## Dataset section
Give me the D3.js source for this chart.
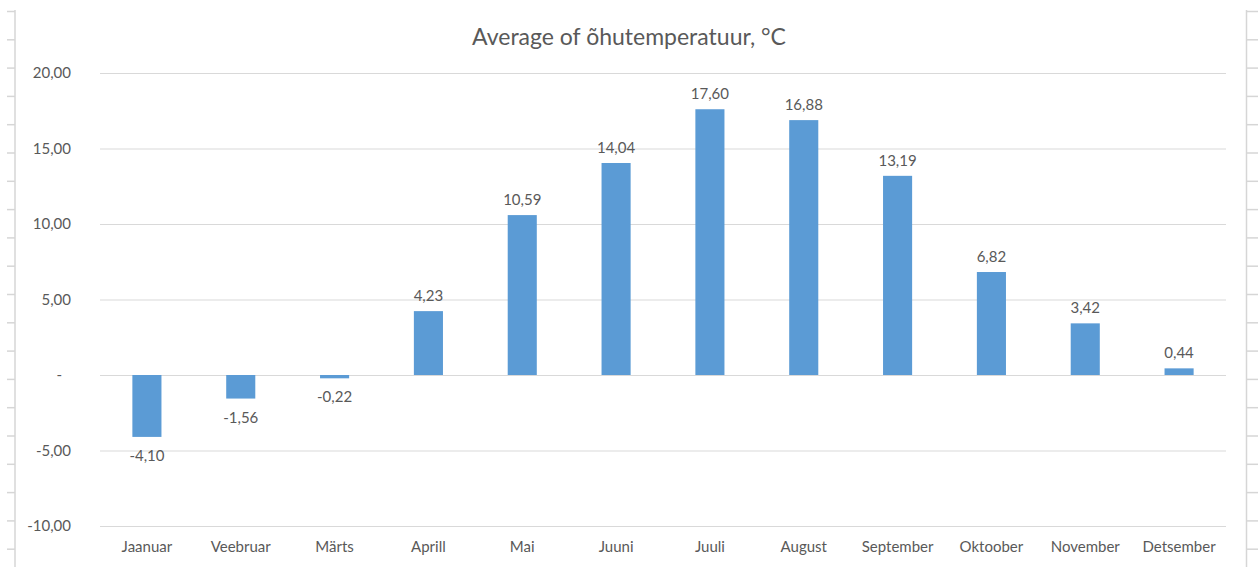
<!DOCTYPE html>
<html>
<head>
<meta charset="utf-8">
<script src="https://cdn.jsdelivr.net/npm/d3@7"></script>
<style>
  body { margin: 0; background: #fff; }
  svg text { font-family: Lato, "Noto Sans", sans-serif; fill: #595959; }
</style>
</head>
<body>
<div class="chart"></div>
<script>
var svgWidth = 1258;
var svgHeight = 567;

// chart data
var months = ["Jaanuar", "Veebruar", "Märts", "Aprill", "Mai", "Juuni",
  "Juuli", "August", "September", "Oktoober", "November", "Detsember"];
var temps = [-4.10, -1.56, -0.22, 4.23, 10.59, 14.04, 17.60, 16.88, 13.19, 6.82, 3.42, 0.44];
var yTicks = [-10, -5, 0, 5, 10, 15, 20];
var title = "Average of õhutemperatuur, °C";

var margin = { top: 73, right: 32, bottom: 41, left: 100 };
var width = svgWidth - margin.left - margin.right;
var height = svgHeight - margin.top - margin.bottom;

var locale = d3.formatLocale({ decimal: ",", thousands: " ", grouping: [3], currency: ["", ""], minus: "-" });
var fmt = locale.format(".2f");

var svg = d3.select(".chart")
  .append("svg")
  .attr("width", svgWidth)
  .attr("height", svgHeight);

// spreadsheet row/column edges peeking out at the sides
var edges = svg.append("g").attr("stroke", "#d6d6d6").attr("stroke-width", 1.5);
edges.append("line").attr("x1", 15).attr("x2", 15).attr("y1", 10).attr("y2", svgHeight);
edges.append("line").attr("x1", 1246.5).attr("x2", 1246.5).attr("y1", 10).attr("y2", svgHeight);
d3.range(11.5, svgHeight, 28.3).forEach(function(y) {
  edges.append("line").attr("x1", 7).attr("x2", 15).attr("y1", y).attr("y2", y);
  edges.append("line").attr("x1", 1246).attr("x2", 1258).attr("y1", y).attr("y2", y);
});

var chartGroup = svg.append("g")
  .attr("transform", `translate(${margin.left}, ${margin.top})`);

var xBandScale = d3.scaleBand()
  .domain(months)
  .range([0, width])
  .paddingInner(0.69)
  .paddingOuter(0.345);

var yLinearScale = d3.scaleLinear()
  .domain([-10, 20])
  .range([height, 0]);

// gridlines + y labels
var leftAxis = d3.axisLeft(yLinearScale)
  .tickValues(yTicks)
  .tickSize(-width)
  .tickPadding(29)
  .tickFormat(d => d === 0 ? "-" : fmt(d));

var yAxis = chartGroup.append("g").call(leftAxis);
yAxis.select(".domain").remove();
yAxis.selectAll(".tick line").attr("stroke", "#d9d9d9");
yAxis.selectAll(".tick text").style("font-size", "15px").attr("fill", "#595959");
// accounting-style zero sits a bit further left
yAxis.selectAll(".tick text").filter(d => d === 0).attr("dx", -9);

// bars
chartGroup.selectAll("rect.bar")
  .data(temps)
  .enter()
  .append("rect")
  .attr("class", "bar")
  .attr("x", (d, i) => xBandScale(months[i]))
  .attr("width", xBandScale.bandwidth())
  .attr("y", d => yLinearScale(Math.max(0, d)))
  .attr("height", d => Math.abs(yLinearScale(d) - yLinearScale(0)))
  .attr("fill", "#5b9bd5");

// data labels
chartGroup.selectAll("text.val")
  .data(temps)
  .enter()
  .append("text")
  .attr("class", "val")
  .attr("x", (d, i) => xBandScale(months[i]) + xBandScale.bandwidth() / 2)
  .attr("y", d => d >= 0 ? yLinearScale(d) - 10 : yLinearScale(d) + 24)
  .attr("text-anchor", "middle")
  .style("font-size", "15px")
  .text(d => fmt(d));

// x labels
chartGroup.selectAll("text.cat")
  .data(months)
  .enter()
  .append("text")
  .attr("class", "cat")
  .attr("x", d => xBandScale(d) + xBandScale.bandwidth() / 2)
  .attr("y", height + 26)
  .attr("text-anchor", "middle")
  .style("font-size", "15px")
  .text(d => d);

// title
svg.append("text")
  .attr("x", 629)
  .attr("y", 45)
  .attr("text-anchor", "middle")
  .style("font-size", "23px")
  .text(title);
</script>
</body>
</html>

## Goal
Every line from the start of the listing above through the line with "var svgHeight = 567;" should be repeated exactly; skip the pictures and add nothing else.

## Exercise solution
Give me the D3.js source for this chart.
<!DOCTYPE html>
<html>
<head>
<meta charset="utf-8">
<script src="https://cdn.jsdelivr.net/npm/d3@7"></script>
<style>
  body { margin: 0; background: #fff; }
  svg text { font-family: Lato, "Noto Sans", sans-serif; fill: #595959; }
</style>
</head>
<body>
<div class="chart"></div>
<script>
var svgWidth = 1258;
var svgHeight = 567;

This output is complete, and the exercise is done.